Die deutsch-französische Brigade ist nicht winterfest  ■  Aus Böblingen Dietrich Willier

Übers Kasernengelände trabt ein Trupp Soldaten. Deutsch -französisch. Den Kasernenzaun bewachen deutsch-französische Doppelposten. In der Böblinger Wildermuth-Kaserne ist der erste Besuch der deutsch-französischen Brigade durch die Inspekteure beider Heere angesagt. Ein militärisches Zeremoniell soll es geben, und einen Empfang.

Doch alles bleibt still. Ein paar Soldaten laufen sich warm, andere werkeln an einem Schützenpanzer.
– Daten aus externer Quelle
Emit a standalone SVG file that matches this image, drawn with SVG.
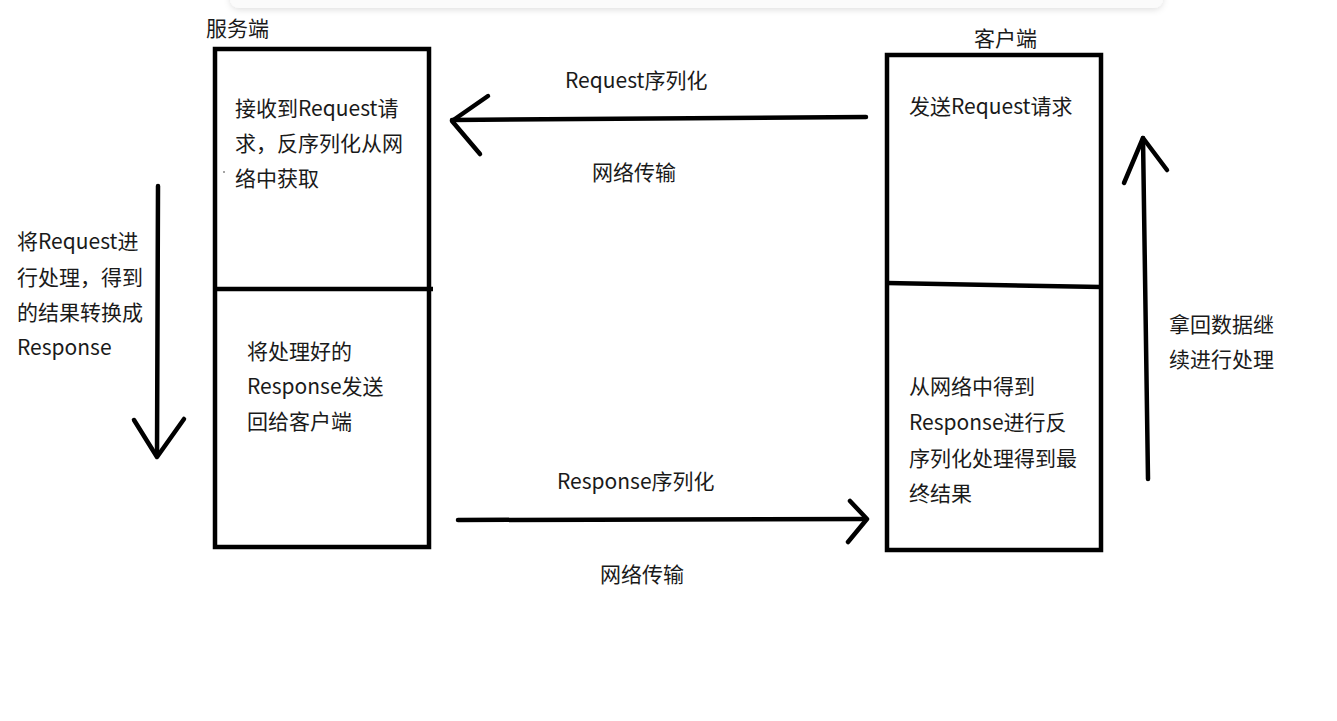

In der Nacht hatte es zu schneien begonnen - und nicht mehr aufgehört. Die Stühle der Ehrentribüne sind mit Zeltplanen abgedeckt, für Journalisten gibt es Kaffee und belegte Brötchen - und man wartet.
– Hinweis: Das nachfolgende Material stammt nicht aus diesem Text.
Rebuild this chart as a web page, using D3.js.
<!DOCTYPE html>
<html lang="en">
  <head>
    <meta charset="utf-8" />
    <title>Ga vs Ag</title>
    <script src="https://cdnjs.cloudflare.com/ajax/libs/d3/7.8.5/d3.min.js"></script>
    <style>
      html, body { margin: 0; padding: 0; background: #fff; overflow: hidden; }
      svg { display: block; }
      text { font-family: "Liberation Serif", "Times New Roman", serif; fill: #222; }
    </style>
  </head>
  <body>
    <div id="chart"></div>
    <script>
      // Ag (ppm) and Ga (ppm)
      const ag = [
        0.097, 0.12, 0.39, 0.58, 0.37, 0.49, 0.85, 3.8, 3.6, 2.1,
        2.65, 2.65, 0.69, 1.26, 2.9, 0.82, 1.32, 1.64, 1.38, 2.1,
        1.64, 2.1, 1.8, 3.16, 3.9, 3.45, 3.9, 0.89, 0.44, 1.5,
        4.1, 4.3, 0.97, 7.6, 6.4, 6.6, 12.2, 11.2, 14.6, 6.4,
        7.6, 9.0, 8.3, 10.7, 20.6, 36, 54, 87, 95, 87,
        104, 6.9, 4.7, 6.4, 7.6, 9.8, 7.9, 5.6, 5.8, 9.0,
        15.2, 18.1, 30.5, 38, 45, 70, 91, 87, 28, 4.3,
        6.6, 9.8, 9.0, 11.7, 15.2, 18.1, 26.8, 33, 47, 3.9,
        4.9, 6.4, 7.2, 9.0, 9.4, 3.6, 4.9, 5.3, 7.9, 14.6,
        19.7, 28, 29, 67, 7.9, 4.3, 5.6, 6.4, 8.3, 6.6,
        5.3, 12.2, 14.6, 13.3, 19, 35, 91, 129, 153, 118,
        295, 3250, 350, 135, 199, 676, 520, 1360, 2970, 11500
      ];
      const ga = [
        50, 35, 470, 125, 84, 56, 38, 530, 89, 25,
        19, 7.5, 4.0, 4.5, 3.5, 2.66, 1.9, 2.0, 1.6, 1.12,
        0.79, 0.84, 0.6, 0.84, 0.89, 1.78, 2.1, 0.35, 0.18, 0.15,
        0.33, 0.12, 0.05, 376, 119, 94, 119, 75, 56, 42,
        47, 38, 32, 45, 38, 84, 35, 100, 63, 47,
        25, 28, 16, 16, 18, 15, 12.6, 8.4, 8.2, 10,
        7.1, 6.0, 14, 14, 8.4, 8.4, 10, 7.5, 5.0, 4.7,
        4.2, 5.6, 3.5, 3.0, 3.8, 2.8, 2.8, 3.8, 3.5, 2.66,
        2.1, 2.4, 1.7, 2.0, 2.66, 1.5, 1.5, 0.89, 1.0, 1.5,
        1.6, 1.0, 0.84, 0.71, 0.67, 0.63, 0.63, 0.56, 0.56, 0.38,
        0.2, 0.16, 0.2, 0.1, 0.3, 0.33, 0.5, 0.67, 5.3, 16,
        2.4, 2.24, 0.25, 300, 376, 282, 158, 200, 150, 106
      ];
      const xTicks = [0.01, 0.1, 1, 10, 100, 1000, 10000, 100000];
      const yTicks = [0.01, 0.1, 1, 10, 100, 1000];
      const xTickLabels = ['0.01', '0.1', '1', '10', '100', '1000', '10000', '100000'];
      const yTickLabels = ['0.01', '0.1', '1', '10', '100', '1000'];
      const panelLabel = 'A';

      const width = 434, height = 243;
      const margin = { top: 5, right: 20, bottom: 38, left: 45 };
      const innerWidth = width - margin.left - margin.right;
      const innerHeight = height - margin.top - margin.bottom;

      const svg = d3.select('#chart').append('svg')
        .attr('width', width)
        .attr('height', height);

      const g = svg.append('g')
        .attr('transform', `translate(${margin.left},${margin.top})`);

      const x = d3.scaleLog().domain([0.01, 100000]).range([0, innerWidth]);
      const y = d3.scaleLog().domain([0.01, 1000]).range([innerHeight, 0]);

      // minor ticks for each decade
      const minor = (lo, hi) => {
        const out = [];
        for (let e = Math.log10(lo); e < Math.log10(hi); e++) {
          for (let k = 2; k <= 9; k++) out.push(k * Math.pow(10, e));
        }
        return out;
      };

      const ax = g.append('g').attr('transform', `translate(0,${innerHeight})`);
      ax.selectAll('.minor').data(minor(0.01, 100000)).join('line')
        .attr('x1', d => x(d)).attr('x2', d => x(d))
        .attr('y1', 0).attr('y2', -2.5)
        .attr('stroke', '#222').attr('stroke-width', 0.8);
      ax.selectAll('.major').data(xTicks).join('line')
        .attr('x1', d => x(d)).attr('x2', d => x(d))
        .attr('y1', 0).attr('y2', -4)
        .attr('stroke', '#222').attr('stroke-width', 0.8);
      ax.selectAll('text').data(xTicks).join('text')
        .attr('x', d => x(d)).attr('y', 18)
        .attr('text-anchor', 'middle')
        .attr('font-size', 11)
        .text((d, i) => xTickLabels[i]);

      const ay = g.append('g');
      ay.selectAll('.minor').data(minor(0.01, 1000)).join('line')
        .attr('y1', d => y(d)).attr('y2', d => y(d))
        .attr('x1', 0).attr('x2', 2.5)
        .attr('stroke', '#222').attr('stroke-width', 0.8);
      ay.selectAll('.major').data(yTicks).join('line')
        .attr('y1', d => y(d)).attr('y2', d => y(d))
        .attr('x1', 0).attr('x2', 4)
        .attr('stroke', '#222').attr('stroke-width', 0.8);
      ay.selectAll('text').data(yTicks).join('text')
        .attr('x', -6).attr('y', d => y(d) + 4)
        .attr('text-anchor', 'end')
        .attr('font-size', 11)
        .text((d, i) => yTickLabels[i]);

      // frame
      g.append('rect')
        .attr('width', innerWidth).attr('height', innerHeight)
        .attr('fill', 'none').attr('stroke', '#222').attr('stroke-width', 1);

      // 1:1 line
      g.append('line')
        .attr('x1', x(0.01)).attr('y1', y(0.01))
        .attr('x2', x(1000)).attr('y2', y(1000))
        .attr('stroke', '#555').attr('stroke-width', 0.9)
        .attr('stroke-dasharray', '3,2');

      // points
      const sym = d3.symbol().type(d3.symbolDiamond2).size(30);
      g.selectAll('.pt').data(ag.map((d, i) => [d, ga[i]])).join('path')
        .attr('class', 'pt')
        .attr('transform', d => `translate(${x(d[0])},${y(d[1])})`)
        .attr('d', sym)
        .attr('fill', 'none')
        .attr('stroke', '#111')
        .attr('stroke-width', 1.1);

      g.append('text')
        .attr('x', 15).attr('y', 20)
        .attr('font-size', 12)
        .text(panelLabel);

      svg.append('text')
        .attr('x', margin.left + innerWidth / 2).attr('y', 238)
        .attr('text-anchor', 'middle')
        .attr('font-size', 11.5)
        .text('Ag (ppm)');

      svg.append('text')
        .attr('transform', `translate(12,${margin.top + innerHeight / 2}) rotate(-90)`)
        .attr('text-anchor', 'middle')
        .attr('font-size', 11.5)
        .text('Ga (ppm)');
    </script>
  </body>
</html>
Die deutsch-französische Brigade, vor Jahresfrist mit Getöse beschlossen - eine Ente? Das Bollwerk gegen den Osten schiere Theorie? Da löst sich aus einer Gruppe tuschelnder Offiziere ein aufrechter, schneidiger. Meine Herren, löst er die Spannung, meine Herren, die Truppenparade der deutsch -französischen Brigade ist abgesagt, wegen Schnee! Gibt es einen neuen Termin? Nein. Das wird nachgeholt, vielleicht wenn es wärmer ist!

Das alte Problem, meint ein Offizier, die deutsche Armee ist nicht wintertauglich. Und die französische? - Denken Sie nur an Napoleon! Vergeblich hatten sich französische Truppen durch die Schneeverwehungen zwischen Tübingen und Böblingen gemüht. Und auch von General Forray aus Paris keine Spur.
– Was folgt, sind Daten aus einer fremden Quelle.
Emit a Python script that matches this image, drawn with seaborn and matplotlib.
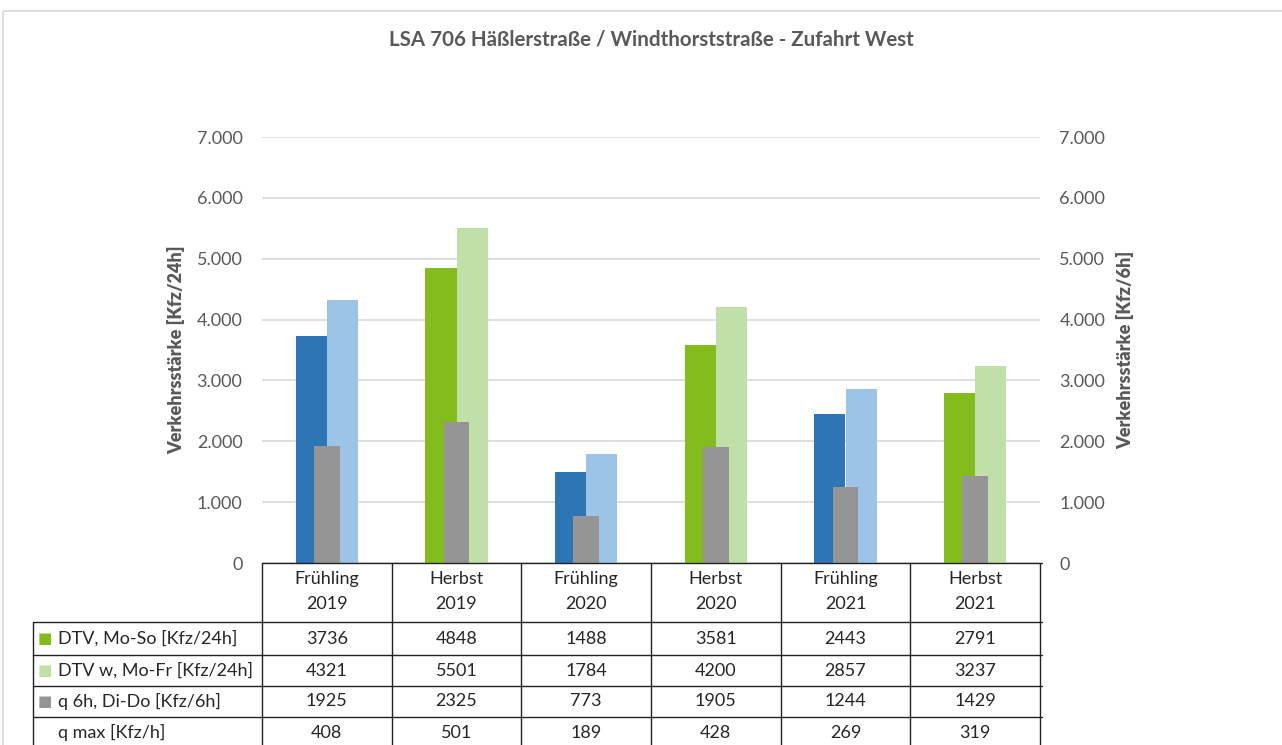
import pandas as pd
import seaborn as sns
import matplotlib.pyplot as plt
from matplotlib.lines import Line2D
from matplotlib.patches import Rectangle
from matplotlib.transforms import blended_transform_factory

# data
seasons = ["Frühling", "Herbst", "Frühling", "Herbst", "Frühling", "Herbst"]
years = ["2019", "2019", "2020", "2020", "2021", "2021"]
dtv = [3736, 4848, 1488, 3581, 2443, 2791]
dtv_w = [4321, 5501, 1784, 4200, 2857, 3237]
q6h = [1925, 2325, 773, 1905, 1244, 1429]
qmax = [408, 501, 189, 428, 269, 319]
row_labels = ["DTV, Mo-So [Kfz/24h]", "DTV w, Mo-Fr [Kfz/24h]",
              "q 6h, Di-Do [Kfz/6h]", "q max [Kfz/h]"]
yticks = [0, 1000, 2000, 3000, 4000, 5000, 6000, 7000]

dark = {"Frühling": "#2E75B6", "Herbst": "#84BC1E"}
light = {"Frühling": "#9DC3E6", "Herbst": "#C1DFA9"}
grey = "#959595"
text_grey = "#595959"

sns.set_style("white")
plt.rcParams["font.family"] = ["Lato", "DejaVu Sans"]

W, H = 1282, 745
fig = plt.figure(figsize=(W / 100, H / 100), dpi=100)
fx = lambda px: px / W
fy = lambda py: 1 - py / H

ax = fig.add_axes([fx(262), fy(563), fx(1040) - fx(262), fy(137) - fy(563)])

cats = [f"{s}\n{y}" for s, y in zip(seasons, years)]
df = pd.DataFrame({
    "cat": cats * 2,
    "series": ["DTV"] * 6 + ["DTVw"] * 6,
    "value": dtv + dtv_w,
})
sns.barplot(data=df, x="cat", y="value", hue="series", hue_order=["DTV", "DTVw"],
            dodge=True, width=0.48, legend=False, ax=ax, zorder=2, errorbar=None,
            linewidth=0)
# recolour by season (Frühling blue, Herbst green)
for bar, s in zip(ax.containers[0], seasons):
    bar.set_facecolor(dark[s])
for bar, s in zip(ax.containers[1], seasons):
    bar.set_facecolor(light[s])

sns.barplot(x=cats, y=q6h, color=grey, width=0.2, ax=ax, zorder=3, errorbar=None,
            saturation=1, linewidth=0)

ax.set_xlim(-0.5, 5.5)
ax.set_ylim(0, 7000)
ax.set_yticks(yticks)
fmt = [f"{v:,.0f}".replace(",", ".") for v in yticks]
ax.set_yticklabels(fmt, color=text_grey, fontsize=13)
ax.set_xticks([])
ax.set_xlabel("")
ax.set_ylabel("Verkehrsstärke [Kfz/24h]", fontsize=13, fontweight="heavy",
              color=text_grey, labelpad=8)
ax.yaxis.grid(True, color="#D9D9D9", linewidth=1.2, zorder=0)
ax.set_axisbelow(True)
ax.tick_params(axis="y", length=0, pad=14)
for sp in ax.spines.values():
    sp.set_visible(False)

ax2 = ax.twinx()
ax2.set_ylim(0, 7000)
ax2.set_yticks(yticks)
ax2.set_yticklabels(fmt, color=text_grey, fontsize=13)
ax2.tick_params(axis="y", length=0, pad=14)
ax2.set_ylabel("Verkehrsstärke [Kfz/6h]", fontsize=13, fontweight="heavy",
               color=text_grey, labelpad=8)
for sp in ax2.spines.values():
    sp.set_visible(False)

fig.suptitle("LSA 706 Häßlerstraße / Windthorststraße - Zufahrt West",
             x=0.508, y=fy(40), va="center", fontsize=14.8, fontweight="bold", color=text_grey)

# outer chart border
fig.add_artist(Rectangle((fx(3), fy(11)), 1.2, -1.2, transform=fig.transFigure,
                         fill=False, edgecolor="#D9D9D9", linewidth=1.2))

# data table under the plot
bt = blended_transform_factory(ax.transData, fig.transFigure)
lc = "#222222"
row_y = [622, 655, 686, 717, 760]
fig.add_artist(Line2D([fx(262), fx(1042)], [fy(563), fy(563)],
                      transform=fig.transFigure, color=lc, lw=1))
for py in row_y[:-1]:
    fig.add_artist(Line2D([fx(33), fx(1042)], [fy(py), fy(py)],
                          transform=fig.transFigure, color=lc, lw=1))
for i in range(len(cats) + 1):
    fig.add_artist(Line2D([i - 0.5, i - 0.5], [fy(563), 0], transform=bt, color=lc, lw=1))
fig.add_artist(Line2D([fx(33), fx(33)], [fy(622), 0], transform=fig.transFigure, color=lc, lw=1))

tc = "#262626"
for i, (s, y) in enumerate(zip(seasons, years)):
    ax.text(i, fy(579), s, transform=bt, ha="center", va="center", fontsize=13, color=tc)
    ax.text(i, fy(604), y, transform=bt, ha="center", va="center", fontsize=13, color=tc)

rows = [dtv, dtv_w, q6h, qmax]
swatch = ["#84BC1E", "#C1DFA9", grey, None]
for r, (lab, vals, sw) in enumerate(zip(row_labels, rows, swatch)):
    yc = fy((row_y[r] + min(row_y[r + 1], 748)) / 2)
    if sw is not None:
        fig.text(fx(38), yc, "■", color=sw, fontsize=11, va="center", ha="left",
                 family="DejaVu Sans")
    fig.text(fx(58), yc, lab, fontsize=13, va="center", ha="left", color=tc)
    for i, v in enumerate(vals):
        ax.text(i, yc, str(v), transform=bt, ha="center", va="center", fontsize=13, color=tc)

fig.savefig("out.png", dpi=100, facecolor="white")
Nur die Reden, die gab es. „Sie, Soldaten, sind hier heute angetreten“ - doch der Exerzierplatz blieb leer - „zur Gestaltung der Zukunft, zum Beweis unserer Solidarität...“ Und: „Die Probleme im Truppenalltag sind neu und vielfältig, die Ausrüstung ist unterschiedlich. Der taktische Einsatz ist zu harmonisieren, Sprachprobleme sind zu lösen. Ich bin sicher, daß Sie diese großartige Aufgabe mit Schwung anfassen werden...“ Mit weniger Schwung werden draußen die ersten Schneeschaufeln geschultert.

Bis Oktober 1989 soll die Brigade gleichwohl stehen. 4.200 Mann in Böblingen, Donaueschingen, Horb und Stetten, mit Panzern, Artillerie und Versorgungseinheiten, dazu zwei französische Regimenter aus der „schnellen Einsatztruppe“. Schneeketten sind in der hochmodernen Ausrüstung bisher nicht vorgesehen.